◆ AIM
Restate each line of the listing exactly, without carrying over any pictures.

-.-.-

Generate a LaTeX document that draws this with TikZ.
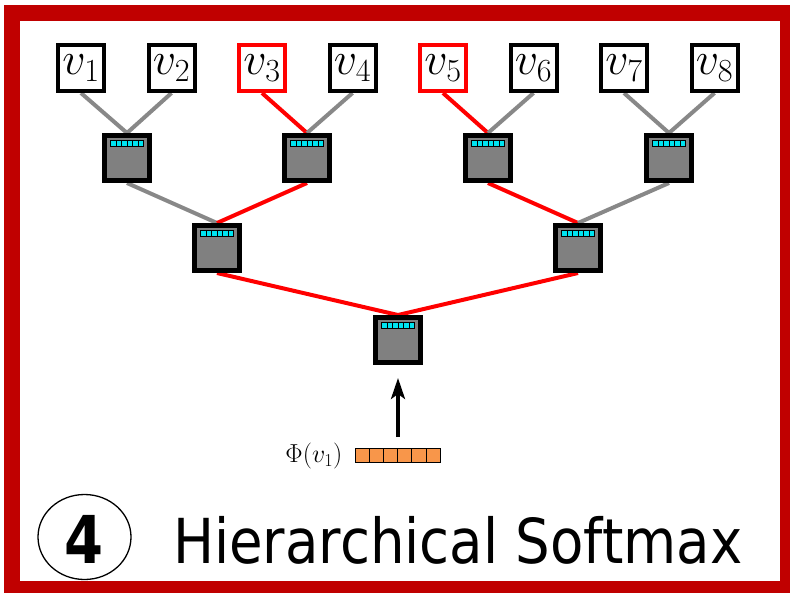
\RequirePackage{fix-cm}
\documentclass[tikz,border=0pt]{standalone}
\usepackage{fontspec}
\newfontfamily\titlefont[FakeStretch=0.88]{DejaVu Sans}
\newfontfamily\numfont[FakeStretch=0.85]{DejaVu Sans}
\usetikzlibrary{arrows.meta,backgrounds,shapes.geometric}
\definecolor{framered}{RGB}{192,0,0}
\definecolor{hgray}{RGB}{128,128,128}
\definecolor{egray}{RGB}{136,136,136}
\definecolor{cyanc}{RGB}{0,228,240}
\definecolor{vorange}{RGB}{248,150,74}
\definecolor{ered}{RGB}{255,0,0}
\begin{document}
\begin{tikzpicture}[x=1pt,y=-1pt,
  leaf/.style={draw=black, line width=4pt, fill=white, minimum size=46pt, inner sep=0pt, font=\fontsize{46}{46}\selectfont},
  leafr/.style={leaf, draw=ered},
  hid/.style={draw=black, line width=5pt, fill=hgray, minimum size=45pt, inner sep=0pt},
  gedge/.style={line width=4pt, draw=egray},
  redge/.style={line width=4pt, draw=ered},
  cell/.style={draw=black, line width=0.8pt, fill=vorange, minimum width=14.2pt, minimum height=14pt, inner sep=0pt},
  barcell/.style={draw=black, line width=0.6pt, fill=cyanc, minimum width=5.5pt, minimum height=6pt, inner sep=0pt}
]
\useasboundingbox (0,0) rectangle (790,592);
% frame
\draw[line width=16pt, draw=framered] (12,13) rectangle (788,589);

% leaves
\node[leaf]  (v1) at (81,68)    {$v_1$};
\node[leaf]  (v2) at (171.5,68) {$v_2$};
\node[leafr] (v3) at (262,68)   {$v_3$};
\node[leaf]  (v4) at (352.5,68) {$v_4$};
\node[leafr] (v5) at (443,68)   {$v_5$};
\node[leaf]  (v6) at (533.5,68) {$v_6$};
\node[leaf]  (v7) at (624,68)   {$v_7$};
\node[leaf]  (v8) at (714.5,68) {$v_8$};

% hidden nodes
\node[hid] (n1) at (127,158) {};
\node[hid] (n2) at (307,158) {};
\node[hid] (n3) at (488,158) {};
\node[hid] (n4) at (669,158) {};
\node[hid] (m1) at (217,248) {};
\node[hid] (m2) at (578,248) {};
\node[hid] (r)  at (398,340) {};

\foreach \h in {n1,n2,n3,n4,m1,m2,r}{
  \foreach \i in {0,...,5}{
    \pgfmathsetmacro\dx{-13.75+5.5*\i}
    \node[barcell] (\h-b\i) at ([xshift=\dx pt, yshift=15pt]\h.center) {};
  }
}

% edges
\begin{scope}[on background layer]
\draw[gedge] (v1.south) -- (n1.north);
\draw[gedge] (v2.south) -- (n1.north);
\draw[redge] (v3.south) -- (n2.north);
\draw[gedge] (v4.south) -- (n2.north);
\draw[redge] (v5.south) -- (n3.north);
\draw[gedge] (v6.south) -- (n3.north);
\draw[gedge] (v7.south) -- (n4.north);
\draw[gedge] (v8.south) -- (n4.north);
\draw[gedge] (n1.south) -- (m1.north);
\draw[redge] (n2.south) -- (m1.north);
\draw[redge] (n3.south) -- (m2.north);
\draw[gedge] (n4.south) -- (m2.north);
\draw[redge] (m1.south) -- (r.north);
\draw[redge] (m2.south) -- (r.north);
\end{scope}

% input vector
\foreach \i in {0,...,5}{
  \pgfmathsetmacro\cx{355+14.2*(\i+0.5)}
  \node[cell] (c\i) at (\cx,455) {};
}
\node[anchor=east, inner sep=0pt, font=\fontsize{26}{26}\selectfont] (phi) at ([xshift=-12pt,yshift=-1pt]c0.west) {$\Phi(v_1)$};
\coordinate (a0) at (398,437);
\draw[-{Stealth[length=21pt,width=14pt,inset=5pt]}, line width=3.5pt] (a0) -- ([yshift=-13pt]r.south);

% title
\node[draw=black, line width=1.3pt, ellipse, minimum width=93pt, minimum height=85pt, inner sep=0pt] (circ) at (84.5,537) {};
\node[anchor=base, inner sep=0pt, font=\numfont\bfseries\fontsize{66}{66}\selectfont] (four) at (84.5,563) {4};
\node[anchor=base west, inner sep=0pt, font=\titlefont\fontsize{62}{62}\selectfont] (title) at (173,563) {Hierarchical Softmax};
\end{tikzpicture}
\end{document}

-.-.-

◆ FINISHED EXERCISE
Generate a LaTeX document that draws this with TikZ.
\RequirePackage{fix-cm}
\documentclass[tikz,border=0pt]{standalone}
\usepackage{fontspec}
\newfontfamily\titlefont[FakeStretch=0.88]{DejaVu Sans}
\newfontfamily\numfont[FakeStretch=0.85]{DejaVu Sans}
\usetikzlibrary{arrows.meta,backgrounds,shapes.geometric}
\definecolor{framered}{RGB}{192,0,0}
\definecolor{hgray}{RGB}{128,128,128}
\definecolor{egray}{RGB}{136,136,136}
\definecolor{cyanc}{RGB}{0,228,240}
\definecolor{vorange}{RGB}{248,150,74}
\definecolor{ered}{RGB}{255,0,0}
\begin{document}
\begin{tikzpicture}[x=1pt,y=-1pt,
  leaf/.style={draw=black, line width=4pt, fill=white, minimum size=46pt, inner sep=0pt, font=\fontsize{46}{46}\selectfont},
  leafr/.style={leaf, draw=ered},
  hid/.style={draw=black, line width=5pt, fill=hgray, minimum size=45pt, inner sep=0pt},
  gedge/.style={line width=4pt, draw=egray},
  redge/.style={line width=4pt, draw=ered},
  cell/.style={draw=black, line width=0.8pt, fill=vorange, minimum width=14.2pt, minimum height=14pt, inner sep=0pt},
  barcell/.style={draw=black, line width=0.6pt, fill=cyanc, minimum width=5.5pt, minimum height=6pt, inner sep=0pt}
]
\useasboundingbox (0,0) rectangle (790,592);
% frame
\draw[line width=16pt, draw=framered] (12,13) rectangle (788,589);

% leaves
\node[leaf]  (v1) at (81,68)    {$v_1$};
\node[leaf]  (v2) at (171.5,68) {$v_2$};
\node[leafr] (v3) at (262,68)   {$v_3$};
\node[leaf]  (v4) at (352.5,68) {$v_4$};
\node[leafr] (v5) at (443,68)   {$v_5$};
\node[leaf]  (v6) at (533.5,68) {$v_6$};
\node[leaf]  (v7) at (624,68)   {$v_7$};
\node[leaf]  (v8) at (714.5,68) {$v_8$};

% hidden nodes
\node[hid] (n1) at (127,158) {};
\node[hid] (n2) at (307,158) {};
\node[hid] (n3) at (488,158) {};
\node[hid] (n4) at (669,158) {};
\node[hid] (m1) at (217,248) {};
\node[hid] (m2) at (578,248) {};
\node[hid] (r)  at (398,340) {};

\foreach \h in {n1,n2,n3,n4,m1,m2,r}{
  \foreach \i in {0,...,5}{
    \pgfmathsetmacro\dx{-13.75+5.5*\i}
    \node[barcell] (\h-b\i) at ([xshift=\dx pt, yshift=15pt]\h.center) {};
  }
}

% edges
\begin{scope}[on background layer]
\draw[gedge] (v1.south) -- (n1.north);
\draw[gedge] (v2.south) -- (n1.north);
\draw[redge] (v3.south) -- (n2.north);
\draw[gedge] (v4.south) -- (n2.north);
\draw[redge] (v5.south) -- (n3.north);
\draw[gedge] (v6.south) -- (n3.north);
\draw[gedge] (v7.south) -- (n4.north);
\draw[gedge] (v8.south) -- (n4.north);
\draw[gedge] (n1.south) -- (m1.north);
\draw[redge] (n2.south) -- (m1.north);
\draw[redge] (n3.south) -- (m2.north);
\draw[gedge] (n4.south) -- (m2.north);
\draw[redge] (m1.south) -- (r.north);
\draw[redge] (m2.south) -- (r.north);
\end{scope}

% input vector
\foreach \i in {0,...,5}{
  \pgfmathsetmacro\cx{355+14.2*(\i+0.5)}
  \node[cell] (c\i) at (\cx,455) {};
}
\node[anchor=east, inner sep=0pt, font=\fontsize{26}{26}\selectfont] (phi) at ([xshift=-12pt,yshift=-1pt]c0.west) {$\Phi(v_1)$};
\coordinate (a0) at (398,437);
\draw[-{Stealth[length=21pt,width=14pt,inset=5pt]}, line width=3.5pt] (a0) -- ([yshift=-13pt]r.south);

% title
\node[draw=black, line width=1.3pt, ellipse, minimum width=93pt, minimum height=85pt, inner sep=0pt] (circ) at (84.5,537) {};
\node[anchor=base, inner sep=0pt, font=\numfont\bfseries\fontsize{66}{66}\selectfont] (four) at (84.5,563) {4};
\node[anchor=base west, inner sep=0pt, font=\titlefont\fontsize{62}{62}\selectfont] (title) at (173,563) {Hierarchical Softmax};
\end{tikzpicture}
\end{document}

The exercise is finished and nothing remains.